The proposition that the Cuban Communist Party is ‘building democracy’ is not a thesis that can be accepted by a thinking person. But regimes like Cuba’s do not want their citizens to think. Independence of mind is substituted with worship of communism, and of Castro. Granma can’t get enough of him: ‘FIDEL IS THE COMPASS’, ‘ONE PARTY, FIDEL’S’, ‘THREE KEYS TO FIDEL’S PARTY’, ‘FIDEL AND BASEBALL’.
The reverence shown to the old leader epitomizes how Cuba has been forced into stasis by its government; stuck in a cold war time warp. Castro died in 2016, and his enthusiastic installation of Soviet missiles in 1962 nearly led to a nuclear apocalypse. Once a charismatic freedom fighter, he became a neurotic despot with a penchant for eight hour speeches. Endless, repetitive, and senile, much like the regime which ossified around him. His saintly veneration reflects a communist party which has nothing to offer but faded memories of ‘58. Such necrotic government cannot last.

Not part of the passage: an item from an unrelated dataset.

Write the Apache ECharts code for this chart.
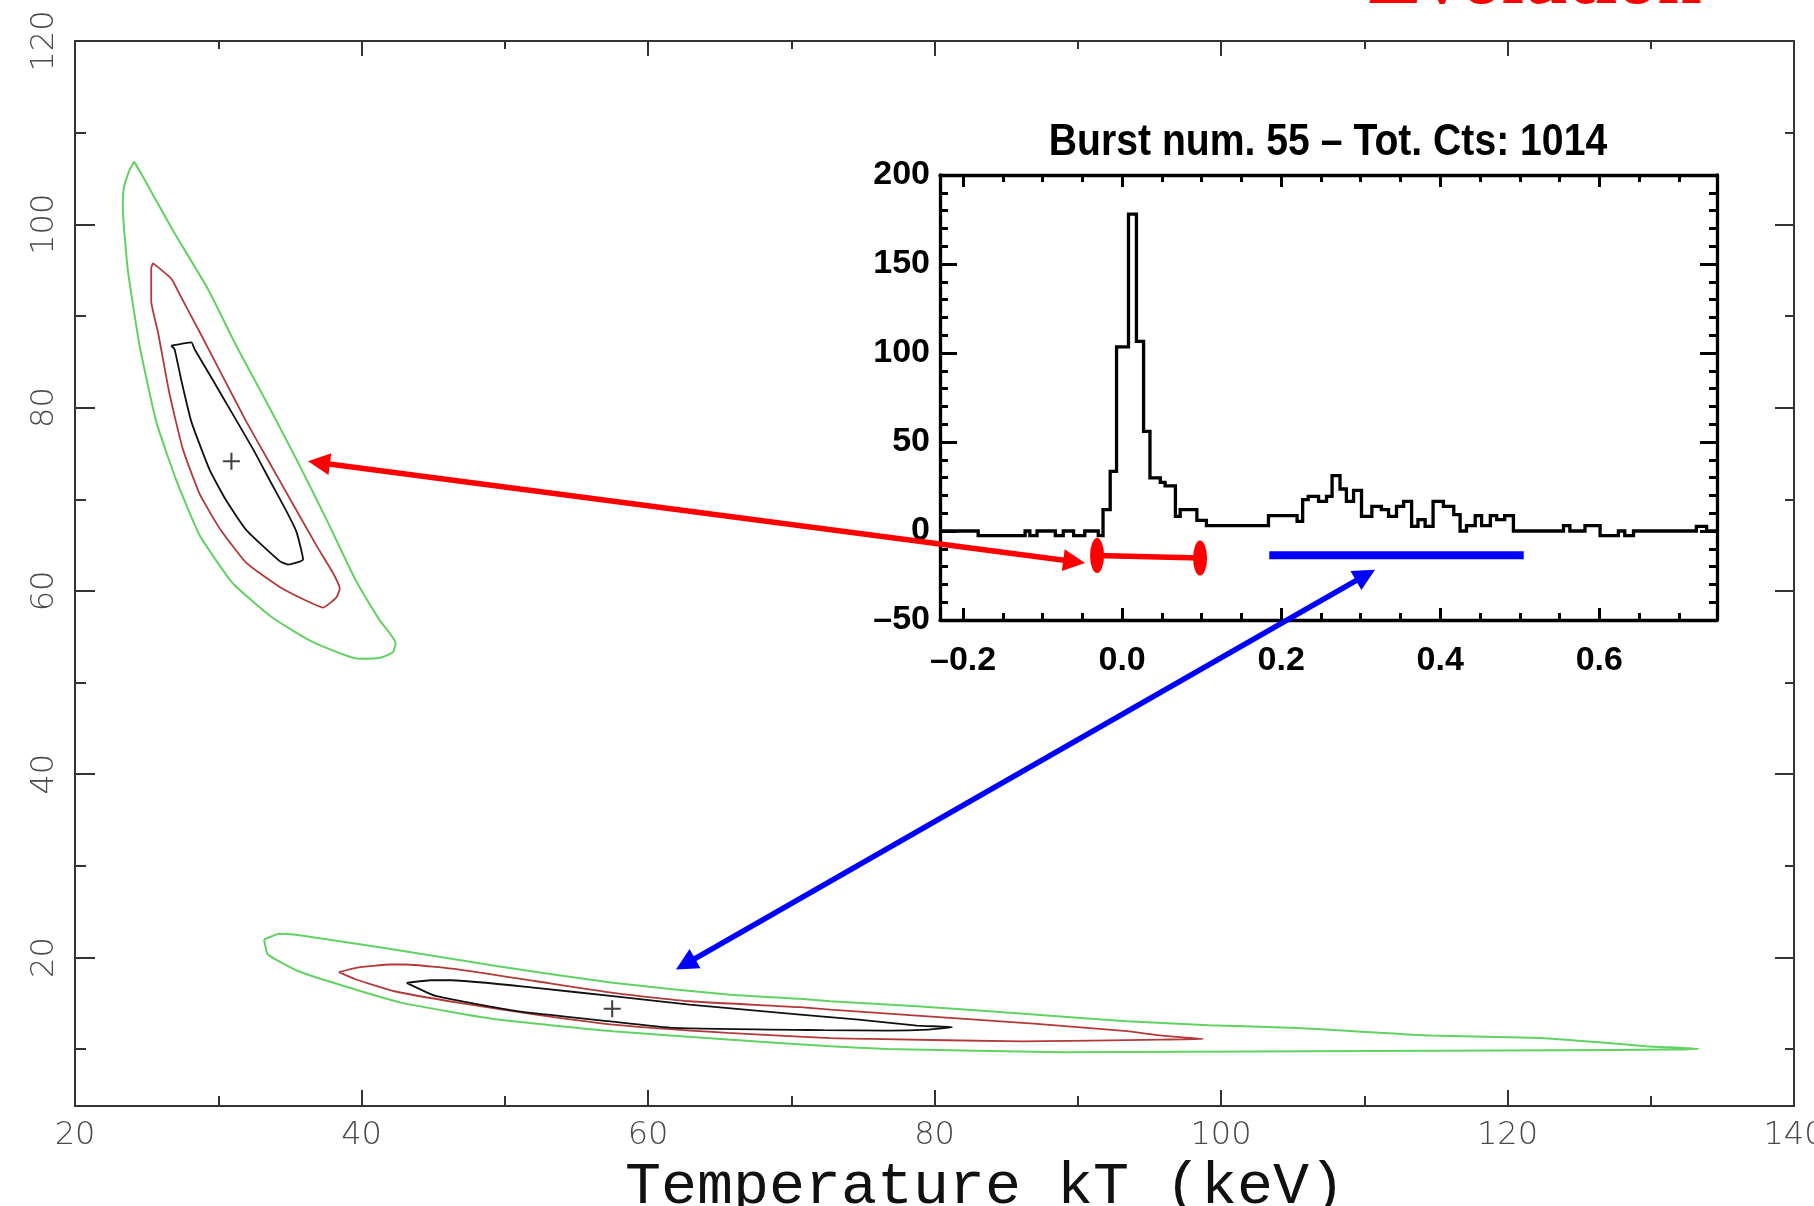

The current president – Miguel Diaz-Canel – is the first communist leader to hail from outside the Castro clan (Fidel’s brother, Raul, did 10 years in the job). His response to the protests was to demand that the population take to the streets in defence of communism:
Some Cubans did answer the call, but a command like that says a great deal about how the government still views its people: As tools of state, bound to defend the right of the politburo to rule.
For dissidents, social media and music have provided new avenues for voicing opposition. The protest song ‘Patria y Vida’ (‘Fatherland and Life’) went viral last year. It’s a catchy tune. Written by a collective of Cuban anti-government artists, its lyrics enraged the regime:
‘No more lies. My people want freedom not more doctrine (…) the true story not the correctly narrated one.’
The song rejects the morbid demand made by Castro, and now by Diaz-Canel: ‘Patria y Muerte’ (‘Fatherland and Death’). Cuba’s detached leadership will still ask their people to fight for a regime which has brought poverty and denied them basic political rights. It still expects them to be duped by state TV, and galvanised by reruns of Castro radio addresses. It expects them to have the minds of children, telling them who to fear and who to obey. It expects nothing of value, except loyalty.
No people will stand to be treated like this forever.